Summary of the collection

Kabardian is a typologically rare and threatened Northwest Caucasian language. Preliminary research by the author established phonetic differences between Kabardian spoken in Russia and Turkey, and suggests further undocumented differences. This project builds upon active cooperation of the Turkish Kabardian community enjoyed during preliminary research, to collect an audiovisual corpus of Turkish Kabardian. Practical outcomes include multimedia materials of varied speech genres to support reversal of language decline, and training of community members in documentation practices. The project contributes to documentation of Turkish Kabardian through the completion of a doctoral dissertation focusing on analysis of Turkish Kabardian phonology and morpho-syntax.

 

Group represented

Kabardians, Circassians, East Circassian, North West Caucasus, Kabartay, Çerkez, Adige, адыгэ

Materials collected consist of audio and video data collected in Ankara and Istanbul, as well as at least three isolated rural communities in mid-Anatolia: Karakuyu (population: 253), Kurbagalik (population: 127), and Kazancik (population: 53).

 

Language information

Kabardian is an understudied and endangered Circassian (Northwest Caucasian) language spoken by approximately 647,000 people, primarily in Russia and Turkey. Although the largest concentration of Kabardian speakers is found in the Kabardino-Balkar republic of Russia, approximately one half of Kabardian speakers now reside in Turkey after a mass exodus from Russia in the 19th century.
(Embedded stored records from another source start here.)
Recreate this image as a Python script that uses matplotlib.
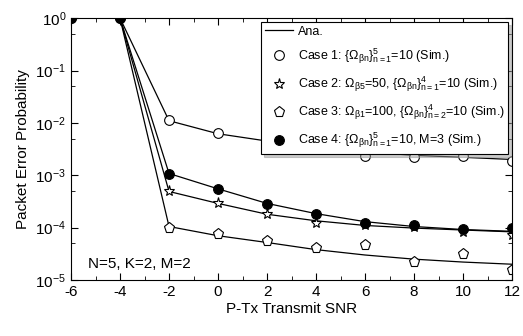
import numpy as np
import matplotlib.pyplot as plt
from matplotlib.ticker import LogLocator, MultipleLocator, NullFormatter

plt.rcParams['font.family'] = ['Liberation Sans', 'DejaVu Sans']
plt.rcParams['mathtext.fontset'] = 'custom'
plt.rcParams['mathtext.rm'] = 'Liberation Sans'
plt.rcParams['mathtext.it'] = 'Liberation Sans'
plt.rcParams['mathtext.default'] = 'regular'
plt.rcParams['axes.unicode_minus'] = False

snr = [-6, -4, -2, 0, 2, 4, 6, 8, 10, 12]

# analytical curves
ana_case1 = [1, 1, 1.1e-2, 6.2e-3, 4.5e-3, 3.5e-3, 2.8e-3, 2.4e-3, 2.2e-3, 2.0e-3]
ana_case2 = [1, 1, 4.9e-4, 2.9e-4, 1.8e-4, 1.35e-4, 1.1e-4, 9.8e-5, 9.0e-5, 8.3e-5]
ana_case3 = [1, 1, 1.05e-4, 7.0e-5, 5.2e-5, 3.8e-5, 3.0e-5, 2.5e-5, 2.2e-5, 2.0e-5]
ana_case4 = [1, 1, 1.08e-3, 5.5e-4, 2.9e-4, 1.85e-4, 1.3e-4, 1.05e-4, 9.2e-5, 8.5e-5]

# simulation points
sim_case1 = [1, 1, 1.15e-2, 6.3e-3, 4.5e-3, 3.3e-3, 2.3e-3, 2.2e-3, 2.3e-3, 1.9e-3]
sim_case2 = [1, 1, 4.9e-4, 2.9e-4, 1.8e-4, 1.24e-4, 1.1e-4, 1.02e-4, 8.3e-5, 7.2e-5]
sim_case3 = [1, 1, 1.0e-4, 7.4e-5, 5.5e-5, 4.1e-5, 4.7e-5, 2.2e-5, 3.2e-5, 1.55e-5]
sim_case4 = [1, 1, 1.08e-3, 5.5e-4, 2.8e-4, 1.8e-4, 1.2e-4, 1.12e-4, 9.5e-5, 1.0e-4]

labels = [
    r'Case 1: $\{\Omega_{\beta n}\}_{n=1}^{5}$=10 (Sim.)',
    r'Case 2: $\Omega_{\beta 5}$=50, $\{\Omega_{\beta n}\}_{n=1}^{4}$=10 (Sim.)',
    r'Case 3: $\Omega_{\beta 1}$=100, $\{\Omega_{\beta n}\}_{n=2}^{4}$=10 (Sim.)',
    r'Case 4: $\{\Omega_{\beta n}\}_{n=1}^{5}$=10, M=3 (Sim.)',
]

fig = plt.figure(figsize=(5.23, 3.36), dpi=100)
ax = fig.add_axes([0.1358, 0.1667, 0.8432, 0.7793])

lw = 0.9
ax.plot(snr, ana_case1, color='k', lw=lw, label='Ana.')
ax.plot(snr, ana_case2, color='k', lw=lw)
ax.plot(snr, ana_case3, color='k', lw=lw)
ax.plot(snr, ana_case4, color='k', lw=lw)

ms = 7
ax.plot(snr, sim_case1, ls='none', marker='o', ms=ms, mfc='white', mec='k', mew=0.8, label=labels[0])
ax.plot(snr, sim_case2, ls='none', marker='*', ms=ms + 1, mfc='white', mec='k', mew=0.8, label=labels[1])
ax.plot(snr, sim_case3, ls='none', marker='p', ms=ms + 1, mfc='white', mec='k', mew=0.8, label=labels[2])
ax.plot(snr, sim_case4, ls='none', marker='o', ms=ms, mfc='k', mec='k', mew=0.8, label=labels[3])

ax.set_yscale('log')
ax.set_xlim(-6, 12)
ax.set_ylim(1e-5, 1)
ax.xaxis.set_major_locator(MultipleLocator(2))
ax.xaxis.set_minor_locator(MultipleLocator(1))
ax.yaxis.set_major_locator(LogLocator(base=10, numticks=10))
ax.yaxis.set_minor_locator(LogLocator(base=10, subs=[5.0], numticks=10))
ax.yaxis.set_minor_formatter(NullFormatter())
ax.tick_params(which='both', direction='in', top=True, right=True, labelsize=11)
ax.tick_params(which='major', length=5)
ax.tick_params(which='minor', length=3)

ax.set_xlabel('P-Tx Transmit SNR', fontsize=11, labelpad=2)
ax.set_ylabel('Packet Error Probability', fontsize=11, labelpad=4)

ax.text(0.039, 0.046, 'N=5, K=2, M=2', transform=ax.transAxes, fontsize=11)

leg = ax.legend(loc='upper right', fontsize=9, fancybox=False, edgecolor='k',
                framealpha=1, shadow={'color': '0.6', 'ox': 2, 'oy': -2},
                handlelength=2.2, handletextpad=0.4, borderaxespad=0.3,
                labelspacing=0.72, borderpad=0.3)
leg.get_frame().set_linewidth(0.8)

fig.savefig('out.png', dpi=100)
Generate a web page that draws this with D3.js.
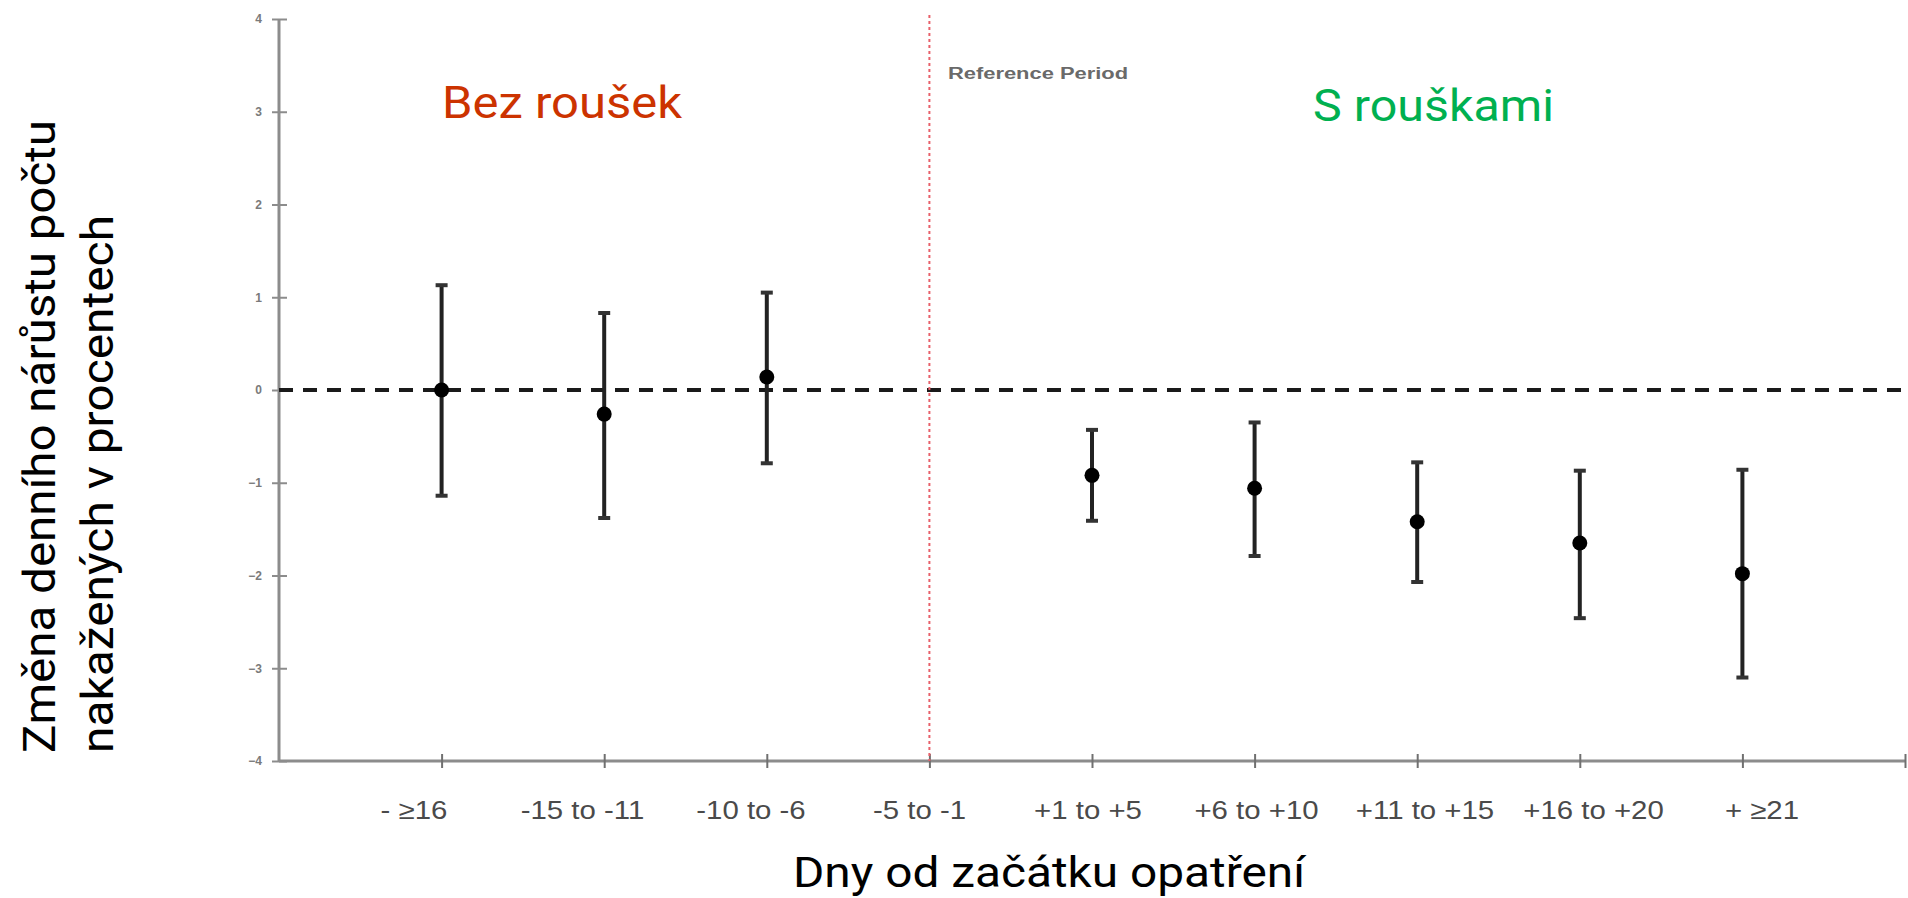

The need for documentation of Turkish Kabardian is acute. Turkish Kabardian is phonetically distinct from Russian Kabardian, as shown in pilot work by the author, which suggested there may be other morphological, syntactic and semantic differences between Turkish and Russian Kabardian which have not yet been documented. Investigation of Turkish Kabardian is particularly important due to the dearth of materials dealing with this variety of Kabardian.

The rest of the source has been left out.